Machine Learning Project Credit Scorecard Model (Using Logistic Regression) on Home Credit Indonesia
Problem :
The main risk for loan companies is failure to assess credit risk accurately and efficiently. Disadvantage of Manual credit risk assessment :
- Subjectivity can introduce bias and inconsistency in decision-making
- Time-consuming especially when dealing with a large number of loan applications.
- Humans errors, such as data entry mistakes, miscalculations, or oversight of important details
Challenges :
Build a machine learning model that can automatically assess loans
- Predict client’s repayment abilities
- Speed up inspection filing without spending more money
There are 40 columns that have null values. And handling missing value by drop feature that have missing value > 50%, and replace missing values on numerical category with median & categorical with mode.
Split Data Train (80:20).
Categorical & Numerical Selection with criteria :
- Low cardinality (unique)
- No null values
- p-value < 0.05 (using chi square for categorical & ANOVA for numerical)

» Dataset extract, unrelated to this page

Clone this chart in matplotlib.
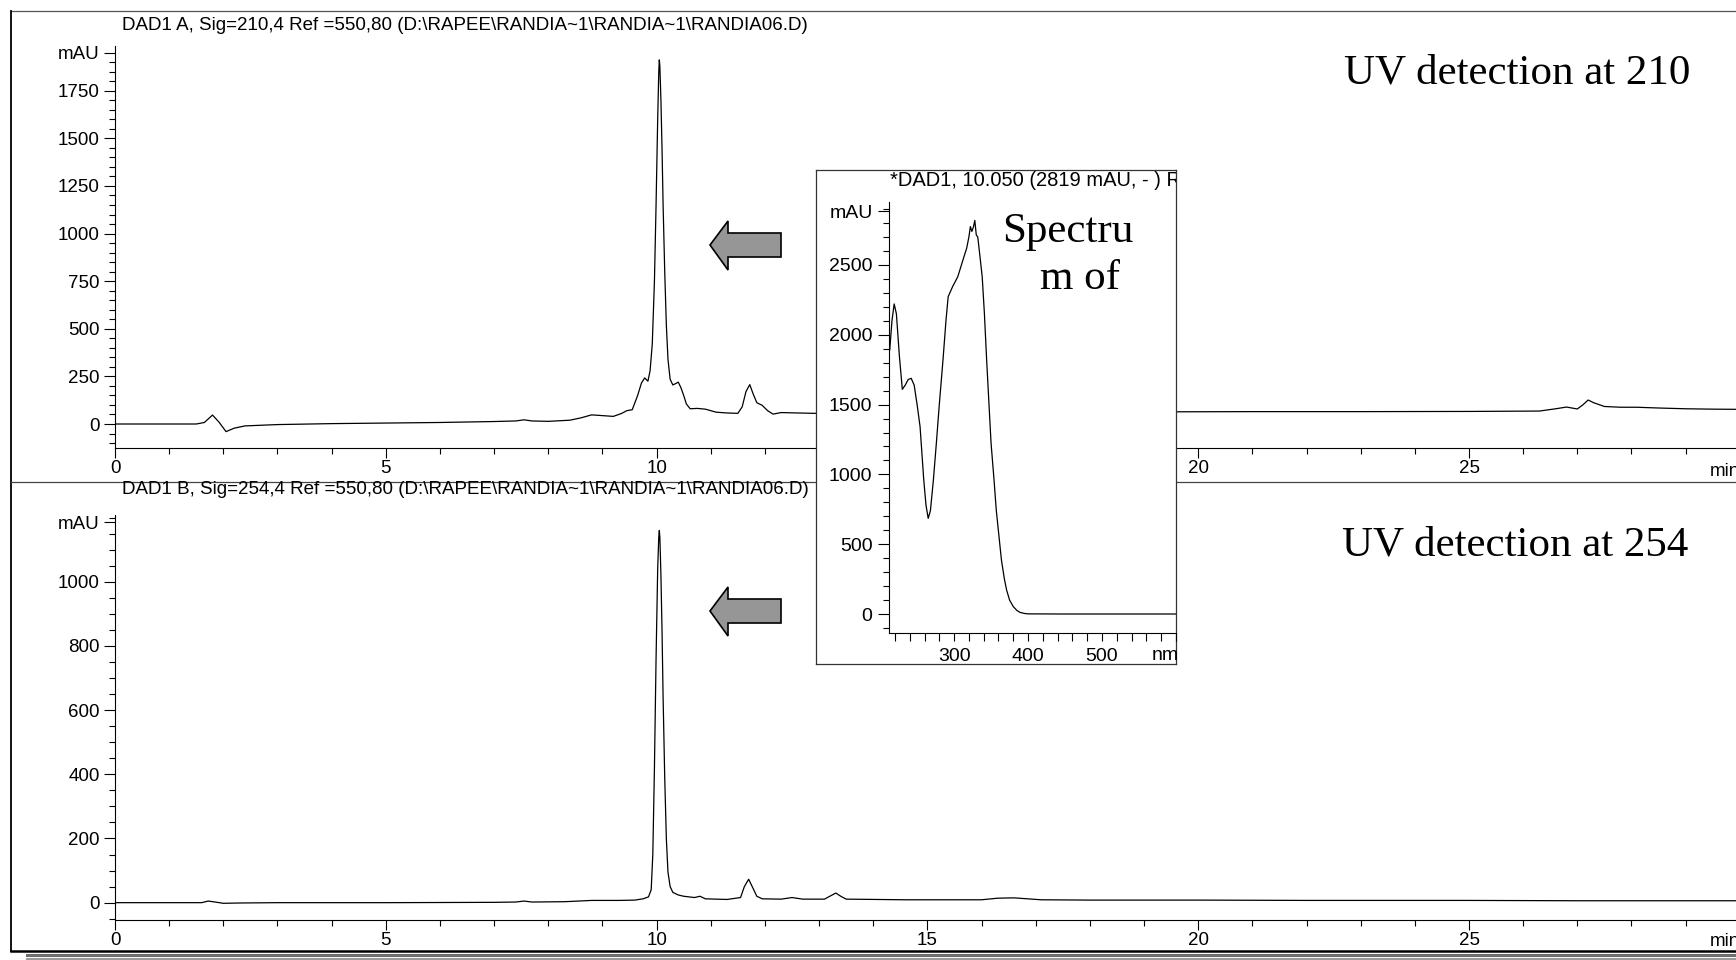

- Correlation coefficient <= 0.7
Before Feature Selection = 122 columns
After Feature Selection = 16 columns
Weight of Evidence (WOE) & Information Value (IV)
- WOE generally described as a measure of the separation of good and bad customers
- IV helps to rank variables on the basis of their importance.
Drop Feature No Needed :
- IV < 0.02, The variable is Not useful for prediction
- IV> 0.5, The variable is Suspicious Predictive Power
Before Feature Engineering = 16 columns
After Feature Engineering = 14 columns
- 61.23% customers that do not have payment difficulty are female, and 30.70% are Male
- In UK, Women account for 65% of the home credit industry's customers (Bermeo, 2018)
- Recommendation : Start a campaign to encourage more women to apply for credit
- 23.37% customers that do not have payment difficulty are laborers, then followed by staff and managers.
- Recommendation : Start a campaign to encourage more laborers, staff, and managers to apply for credit
- Mean AUROC of 0.7304 is generally considered good, indicating that the logistic regression model is effective at distinguishing between the positive and negative classes.
- Based on (Trifonova, 2012) An AUC - ROC 0.7–0.8 is considered good.
- Gini coefficient of 0.4608 indicates a relatively strong separation between the model's performance and random chance.
- It suggests that the logistic regression model has a good discriminatory ability.
- Based on (Teng, 2011) Gini coefficient 0.4 - 0.5 considered big gap.
- Base (Intercept) = 555
- Min Score = 300 (FICO)
- Max Score = 850 (FICO)
- Precision = Out of all the loan status that the model predicted would get good loan, only 96% actually did.
- Recall = Out of all the loan status that actually did get good loan, the model only predicted this outcome correctly for 68% ofthose loan status.
- F1 Score = 0.8. F1 score of 0.7 or higher is often considered good (spotintelligence.com, 2023) The accuracy is not really good because we've got 0.68 out of 1
62.46% got correct variable of good loan
- Best threshold = 0.353918 (Using Youden J-Statistic)
- Best threshold is used to minimized the False Positive Rate and maximize the True Positive Rate
- Precision = Out of all the loan status that the model predicted would get good loan, only 94% actually did.
- Recall = Out of all the loan status that actually did get good loan, the model only predicted this outcome correctly for 88% ofthose loan status.
- F1 Score = 0.9. F1 score of 0.7 or higher is often considered good (spotintelligence.com, 2023) The accuracy increased significantly from 0.68 to 0.84
80.44% got correct variable of good loan.
- Choosing a 0.5 threshold might mean rejecting a lot of applicants with rejection rate 34%, which could lead to losing business
- With best threshold, we've got rejection rate 14%
- So, we've decided to keep our preferred threshold = 0.353918 and Credit Score of 516
Partial Auto Reject & Auto Approve
- If a submission seems bad, it is rejected right away.
- If a submission appears to be very good, it is accepted immediately.
- If there's uncertainty, it is manually checked by the assessment team.
Create targeted campaign
- We should launch additional campaigns targeting women, laborers, staff, and managers to encourage them to apply for credit.